Back then I was the judge, jury, and executioner of my tortured young adulthood. I seemed to think that if I worked hard enough and hated sin ardently enough, I would overcome it. But I cannot. He is the conqueror. Of course I do all that I can do. But I do not deceive myself. I am not the God of my life; He is.
So I try to be better prepared for my weekly encounter with the Professor of heaven and Earth. I go wholeheartedly to the weekly encounter knowing that He is able to do His work. Week after week I will return to him ready to be blessed, taught, and strengthened.
I thank him for His perfectly gracious tutoring.
6 Comments
The greatest day of my life is when I fully realized that there IS a God and he is NOT me.

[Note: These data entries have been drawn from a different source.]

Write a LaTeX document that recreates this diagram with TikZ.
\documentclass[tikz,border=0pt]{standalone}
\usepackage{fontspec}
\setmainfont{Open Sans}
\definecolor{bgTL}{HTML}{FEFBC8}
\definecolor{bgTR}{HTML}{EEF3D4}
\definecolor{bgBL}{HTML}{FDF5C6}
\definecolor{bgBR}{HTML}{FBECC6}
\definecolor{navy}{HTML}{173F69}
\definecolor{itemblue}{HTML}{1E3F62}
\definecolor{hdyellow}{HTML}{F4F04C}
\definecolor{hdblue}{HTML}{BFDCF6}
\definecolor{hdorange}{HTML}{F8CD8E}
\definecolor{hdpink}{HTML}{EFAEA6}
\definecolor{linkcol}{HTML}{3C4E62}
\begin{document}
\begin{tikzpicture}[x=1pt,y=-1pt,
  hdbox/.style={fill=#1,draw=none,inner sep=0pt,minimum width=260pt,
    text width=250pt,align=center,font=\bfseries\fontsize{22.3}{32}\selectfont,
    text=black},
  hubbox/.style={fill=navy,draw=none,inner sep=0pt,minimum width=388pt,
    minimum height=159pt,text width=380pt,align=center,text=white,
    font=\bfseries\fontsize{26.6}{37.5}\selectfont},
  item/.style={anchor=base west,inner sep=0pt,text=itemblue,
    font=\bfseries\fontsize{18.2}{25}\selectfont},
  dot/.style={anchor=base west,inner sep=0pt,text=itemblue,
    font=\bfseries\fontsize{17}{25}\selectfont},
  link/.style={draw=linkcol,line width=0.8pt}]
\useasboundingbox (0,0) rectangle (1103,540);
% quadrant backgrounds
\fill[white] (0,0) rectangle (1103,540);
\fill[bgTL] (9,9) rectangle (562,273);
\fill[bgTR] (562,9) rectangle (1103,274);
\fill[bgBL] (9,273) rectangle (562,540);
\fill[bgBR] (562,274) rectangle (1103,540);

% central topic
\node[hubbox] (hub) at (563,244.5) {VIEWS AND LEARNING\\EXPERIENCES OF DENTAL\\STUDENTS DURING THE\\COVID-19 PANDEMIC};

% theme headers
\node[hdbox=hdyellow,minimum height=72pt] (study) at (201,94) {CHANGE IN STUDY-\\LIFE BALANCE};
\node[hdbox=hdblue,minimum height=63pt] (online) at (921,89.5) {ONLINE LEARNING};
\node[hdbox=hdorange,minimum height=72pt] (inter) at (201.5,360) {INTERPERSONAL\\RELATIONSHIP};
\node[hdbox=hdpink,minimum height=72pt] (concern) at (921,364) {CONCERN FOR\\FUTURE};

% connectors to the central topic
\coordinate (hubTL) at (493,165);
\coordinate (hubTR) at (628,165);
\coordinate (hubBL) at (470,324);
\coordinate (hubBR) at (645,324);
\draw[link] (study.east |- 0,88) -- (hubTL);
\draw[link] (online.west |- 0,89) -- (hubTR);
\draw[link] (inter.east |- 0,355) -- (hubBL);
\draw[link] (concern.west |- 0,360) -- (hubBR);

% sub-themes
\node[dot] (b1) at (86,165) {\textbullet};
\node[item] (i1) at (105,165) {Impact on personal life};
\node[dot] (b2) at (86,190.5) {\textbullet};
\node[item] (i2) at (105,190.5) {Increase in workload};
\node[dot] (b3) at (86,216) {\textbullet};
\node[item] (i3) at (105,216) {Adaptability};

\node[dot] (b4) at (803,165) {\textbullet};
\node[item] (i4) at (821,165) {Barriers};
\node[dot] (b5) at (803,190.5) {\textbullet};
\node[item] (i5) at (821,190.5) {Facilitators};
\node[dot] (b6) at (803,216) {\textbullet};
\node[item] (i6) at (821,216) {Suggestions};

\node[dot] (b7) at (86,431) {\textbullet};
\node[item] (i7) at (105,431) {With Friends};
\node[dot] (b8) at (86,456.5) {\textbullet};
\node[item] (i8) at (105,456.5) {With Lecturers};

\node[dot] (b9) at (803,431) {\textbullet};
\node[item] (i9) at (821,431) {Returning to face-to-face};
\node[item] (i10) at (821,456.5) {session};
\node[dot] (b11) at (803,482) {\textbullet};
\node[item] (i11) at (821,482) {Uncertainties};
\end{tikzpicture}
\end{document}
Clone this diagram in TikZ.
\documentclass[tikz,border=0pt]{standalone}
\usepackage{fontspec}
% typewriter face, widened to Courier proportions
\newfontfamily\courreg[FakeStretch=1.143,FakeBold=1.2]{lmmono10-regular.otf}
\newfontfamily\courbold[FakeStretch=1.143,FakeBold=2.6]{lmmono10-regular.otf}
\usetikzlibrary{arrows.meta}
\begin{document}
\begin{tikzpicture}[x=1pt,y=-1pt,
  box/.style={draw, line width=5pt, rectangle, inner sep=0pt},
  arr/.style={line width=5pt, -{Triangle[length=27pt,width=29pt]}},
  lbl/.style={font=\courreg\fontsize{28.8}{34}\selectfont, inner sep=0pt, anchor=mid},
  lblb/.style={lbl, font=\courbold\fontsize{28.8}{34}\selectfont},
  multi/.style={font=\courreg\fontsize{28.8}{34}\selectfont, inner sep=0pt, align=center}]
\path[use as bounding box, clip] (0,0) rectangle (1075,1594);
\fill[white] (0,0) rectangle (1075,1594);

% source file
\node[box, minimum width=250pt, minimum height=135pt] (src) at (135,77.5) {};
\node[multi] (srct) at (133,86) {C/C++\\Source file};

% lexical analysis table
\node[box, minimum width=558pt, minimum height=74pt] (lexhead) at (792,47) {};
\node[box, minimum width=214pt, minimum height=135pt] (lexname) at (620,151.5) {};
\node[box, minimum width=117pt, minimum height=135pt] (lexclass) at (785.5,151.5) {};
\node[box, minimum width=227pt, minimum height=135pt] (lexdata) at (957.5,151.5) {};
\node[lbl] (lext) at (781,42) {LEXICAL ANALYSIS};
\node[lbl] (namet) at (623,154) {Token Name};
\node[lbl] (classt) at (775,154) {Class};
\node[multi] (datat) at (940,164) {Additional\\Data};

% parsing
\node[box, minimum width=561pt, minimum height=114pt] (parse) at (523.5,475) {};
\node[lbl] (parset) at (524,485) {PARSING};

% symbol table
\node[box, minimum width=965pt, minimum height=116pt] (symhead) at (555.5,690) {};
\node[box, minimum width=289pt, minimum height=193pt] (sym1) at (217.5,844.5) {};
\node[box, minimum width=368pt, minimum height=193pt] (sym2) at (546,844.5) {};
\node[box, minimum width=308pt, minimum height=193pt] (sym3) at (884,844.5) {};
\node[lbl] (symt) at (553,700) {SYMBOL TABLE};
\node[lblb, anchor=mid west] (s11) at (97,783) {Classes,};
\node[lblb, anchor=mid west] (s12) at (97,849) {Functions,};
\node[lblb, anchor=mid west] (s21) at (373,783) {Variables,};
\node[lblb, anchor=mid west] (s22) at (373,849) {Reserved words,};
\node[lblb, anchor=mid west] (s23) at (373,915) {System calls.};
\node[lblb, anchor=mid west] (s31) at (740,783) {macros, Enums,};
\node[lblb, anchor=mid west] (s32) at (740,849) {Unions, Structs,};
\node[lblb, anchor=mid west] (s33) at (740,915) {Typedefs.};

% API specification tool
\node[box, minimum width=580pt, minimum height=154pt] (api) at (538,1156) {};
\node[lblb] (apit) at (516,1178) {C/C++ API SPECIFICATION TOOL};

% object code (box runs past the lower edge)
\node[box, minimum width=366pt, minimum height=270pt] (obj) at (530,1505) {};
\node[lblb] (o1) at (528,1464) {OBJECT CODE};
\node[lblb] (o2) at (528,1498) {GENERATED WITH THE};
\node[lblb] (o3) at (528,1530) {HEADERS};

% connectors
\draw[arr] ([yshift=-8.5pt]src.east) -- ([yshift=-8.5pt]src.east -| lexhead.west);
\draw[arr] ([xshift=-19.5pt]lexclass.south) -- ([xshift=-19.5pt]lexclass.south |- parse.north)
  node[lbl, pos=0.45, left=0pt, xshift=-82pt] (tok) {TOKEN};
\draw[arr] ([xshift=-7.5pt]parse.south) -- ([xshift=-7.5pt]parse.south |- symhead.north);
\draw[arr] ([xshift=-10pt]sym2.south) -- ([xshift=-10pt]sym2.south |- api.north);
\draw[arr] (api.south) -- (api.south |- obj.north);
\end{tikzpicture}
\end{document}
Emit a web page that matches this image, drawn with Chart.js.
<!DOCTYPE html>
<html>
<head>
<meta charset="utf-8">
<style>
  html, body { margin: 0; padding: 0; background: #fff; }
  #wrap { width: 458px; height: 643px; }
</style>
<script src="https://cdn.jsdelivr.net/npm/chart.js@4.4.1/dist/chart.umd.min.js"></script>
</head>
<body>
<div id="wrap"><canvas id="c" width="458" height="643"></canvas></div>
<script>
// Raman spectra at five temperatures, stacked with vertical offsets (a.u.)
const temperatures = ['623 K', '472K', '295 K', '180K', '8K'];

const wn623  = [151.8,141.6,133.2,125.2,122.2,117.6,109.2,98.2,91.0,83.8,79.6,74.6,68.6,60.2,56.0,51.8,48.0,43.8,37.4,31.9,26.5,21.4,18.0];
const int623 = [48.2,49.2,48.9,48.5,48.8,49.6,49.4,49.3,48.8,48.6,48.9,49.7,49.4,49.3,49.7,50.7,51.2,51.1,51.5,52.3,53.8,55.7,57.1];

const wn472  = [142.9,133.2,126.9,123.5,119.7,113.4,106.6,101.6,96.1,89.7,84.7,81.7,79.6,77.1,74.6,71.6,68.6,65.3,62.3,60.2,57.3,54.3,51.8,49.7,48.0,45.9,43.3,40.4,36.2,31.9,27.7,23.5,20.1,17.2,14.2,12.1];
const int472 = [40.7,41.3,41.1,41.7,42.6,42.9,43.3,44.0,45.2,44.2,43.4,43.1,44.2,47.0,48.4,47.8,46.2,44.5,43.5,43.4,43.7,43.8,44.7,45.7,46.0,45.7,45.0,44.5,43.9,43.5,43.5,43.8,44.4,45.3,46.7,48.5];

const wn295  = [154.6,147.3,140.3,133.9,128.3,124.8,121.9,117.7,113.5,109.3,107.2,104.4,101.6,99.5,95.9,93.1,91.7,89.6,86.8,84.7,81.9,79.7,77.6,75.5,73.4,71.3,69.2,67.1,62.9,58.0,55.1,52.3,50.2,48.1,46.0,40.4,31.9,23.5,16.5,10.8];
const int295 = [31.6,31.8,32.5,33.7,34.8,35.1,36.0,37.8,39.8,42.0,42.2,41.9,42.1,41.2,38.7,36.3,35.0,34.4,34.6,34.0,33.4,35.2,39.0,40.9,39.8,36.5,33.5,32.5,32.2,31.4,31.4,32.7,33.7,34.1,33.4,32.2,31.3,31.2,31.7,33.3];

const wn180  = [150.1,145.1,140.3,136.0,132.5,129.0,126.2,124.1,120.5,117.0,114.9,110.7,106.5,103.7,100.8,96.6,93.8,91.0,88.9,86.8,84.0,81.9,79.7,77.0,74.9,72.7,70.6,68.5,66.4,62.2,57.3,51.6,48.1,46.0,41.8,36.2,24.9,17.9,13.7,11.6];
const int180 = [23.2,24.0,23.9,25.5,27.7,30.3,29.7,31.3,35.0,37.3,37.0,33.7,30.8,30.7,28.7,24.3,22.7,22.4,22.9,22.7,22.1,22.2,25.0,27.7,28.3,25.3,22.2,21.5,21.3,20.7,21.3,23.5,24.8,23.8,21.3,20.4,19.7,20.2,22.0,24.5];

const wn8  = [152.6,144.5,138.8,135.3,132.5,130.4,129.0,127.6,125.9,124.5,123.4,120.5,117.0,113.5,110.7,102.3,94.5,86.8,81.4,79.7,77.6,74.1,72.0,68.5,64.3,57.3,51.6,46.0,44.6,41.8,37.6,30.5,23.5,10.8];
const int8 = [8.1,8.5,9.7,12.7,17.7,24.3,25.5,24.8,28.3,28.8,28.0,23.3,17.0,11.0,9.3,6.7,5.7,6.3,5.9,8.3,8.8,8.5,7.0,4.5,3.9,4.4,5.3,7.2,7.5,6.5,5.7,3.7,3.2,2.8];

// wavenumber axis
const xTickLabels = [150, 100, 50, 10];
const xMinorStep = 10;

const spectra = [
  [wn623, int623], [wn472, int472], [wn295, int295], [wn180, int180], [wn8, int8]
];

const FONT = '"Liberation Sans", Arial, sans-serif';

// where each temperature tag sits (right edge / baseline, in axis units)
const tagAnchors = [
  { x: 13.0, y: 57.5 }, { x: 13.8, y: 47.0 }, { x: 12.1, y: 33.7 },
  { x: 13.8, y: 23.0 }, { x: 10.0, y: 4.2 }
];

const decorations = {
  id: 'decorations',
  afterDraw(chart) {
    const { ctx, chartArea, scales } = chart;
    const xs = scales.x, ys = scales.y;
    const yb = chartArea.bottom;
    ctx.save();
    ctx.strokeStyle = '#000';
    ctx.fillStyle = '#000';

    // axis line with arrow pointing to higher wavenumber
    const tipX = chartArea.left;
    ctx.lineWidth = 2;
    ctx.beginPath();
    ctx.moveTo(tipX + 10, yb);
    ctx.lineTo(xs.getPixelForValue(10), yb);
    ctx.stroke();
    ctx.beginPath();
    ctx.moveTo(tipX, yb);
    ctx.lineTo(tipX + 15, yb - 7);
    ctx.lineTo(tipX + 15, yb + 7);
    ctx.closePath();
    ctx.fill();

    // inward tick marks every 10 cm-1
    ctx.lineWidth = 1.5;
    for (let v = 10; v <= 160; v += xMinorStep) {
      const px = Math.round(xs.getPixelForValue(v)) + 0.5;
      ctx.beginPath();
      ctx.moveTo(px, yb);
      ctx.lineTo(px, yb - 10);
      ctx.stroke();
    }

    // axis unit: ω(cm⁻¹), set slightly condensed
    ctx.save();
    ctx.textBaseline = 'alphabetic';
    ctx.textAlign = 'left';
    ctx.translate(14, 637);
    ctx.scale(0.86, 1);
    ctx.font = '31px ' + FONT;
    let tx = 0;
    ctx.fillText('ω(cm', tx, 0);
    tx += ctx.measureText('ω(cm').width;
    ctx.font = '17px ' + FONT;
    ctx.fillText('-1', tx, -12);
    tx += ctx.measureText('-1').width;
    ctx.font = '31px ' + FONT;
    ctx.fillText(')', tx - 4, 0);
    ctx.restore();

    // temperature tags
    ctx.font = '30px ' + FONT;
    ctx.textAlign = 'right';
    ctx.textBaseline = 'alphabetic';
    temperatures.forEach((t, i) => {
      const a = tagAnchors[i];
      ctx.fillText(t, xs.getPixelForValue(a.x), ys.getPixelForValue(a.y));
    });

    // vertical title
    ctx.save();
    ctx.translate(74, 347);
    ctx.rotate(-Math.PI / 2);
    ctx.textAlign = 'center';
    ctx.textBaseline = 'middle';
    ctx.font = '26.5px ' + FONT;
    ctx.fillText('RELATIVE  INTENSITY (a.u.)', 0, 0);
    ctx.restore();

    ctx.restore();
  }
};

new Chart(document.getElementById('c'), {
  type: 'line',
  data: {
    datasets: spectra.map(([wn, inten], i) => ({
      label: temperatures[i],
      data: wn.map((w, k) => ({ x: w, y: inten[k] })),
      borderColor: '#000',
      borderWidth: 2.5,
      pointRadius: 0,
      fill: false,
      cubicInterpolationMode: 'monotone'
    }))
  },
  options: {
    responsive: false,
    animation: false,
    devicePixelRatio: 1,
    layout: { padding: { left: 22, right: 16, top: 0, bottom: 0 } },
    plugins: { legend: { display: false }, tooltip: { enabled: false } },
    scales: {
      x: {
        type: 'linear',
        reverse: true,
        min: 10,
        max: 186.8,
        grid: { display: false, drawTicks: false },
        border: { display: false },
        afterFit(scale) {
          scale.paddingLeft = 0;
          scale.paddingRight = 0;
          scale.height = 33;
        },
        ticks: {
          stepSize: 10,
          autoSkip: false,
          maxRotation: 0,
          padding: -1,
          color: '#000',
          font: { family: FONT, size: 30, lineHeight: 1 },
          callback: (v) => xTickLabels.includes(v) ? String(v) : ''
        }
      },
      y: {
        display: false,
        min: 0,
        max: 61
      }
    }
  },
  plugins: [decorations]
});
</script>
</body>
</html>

Yes! So liberating! As one of ward members said, “God is a lot better at being God than I am.”
-Wally
How interesting to find someone else who thinks like me — as a girl I would keep track of each day in half hour increments, recording what I did during that time to make sure I was using it wisely.
I’m recovered from that habit, but not from others. What does one do if one still is trying to be God?
There is an irony in the question that you–and all of us–ask. “What can I do to fix myself?” The question itself assumes that we can fix ourselves. We cannot. I recommend the Book of Mormon solution which is to cry out every day for mercy (See Mosiah 4:2, Alma 36, Ether 3). God’s mercy can fix our intractable humanness. It can even fix those parts of us we don’t realize are broken.
-Wally
We can’t fix ourselves but we can open the way for God to grow us by recieving the Word and by helping it to flourish through patience, diligence, faith and longsuffering. Look up the meaning of those words in the dictionary, they are very enlightening. (see Alma 32)
Mercy and grace are the lifegiving power that allows the Word to grow in us. Mercy and grace are also the source of strength that enables us to be patient, diligent, faith-full and longsuffering.
We can’t create, or bear the fruit we so deeply desire. That is God’s job. We can’t even successfully nurture the tree without God’s divine assistance. Left to ourselves we water too much, fertilize too little, prune the wrong branches and are prone to pick the fruit before it is ripe.
I loved the metaphor of the plant. We must prepare the soil and plant the seed. We must care for it. But the life within the seed is pure gift from God. It will not do to plant pebbles and watch for oaks. We must plant His goodness and truth. Thanks for the metaphor Candleman!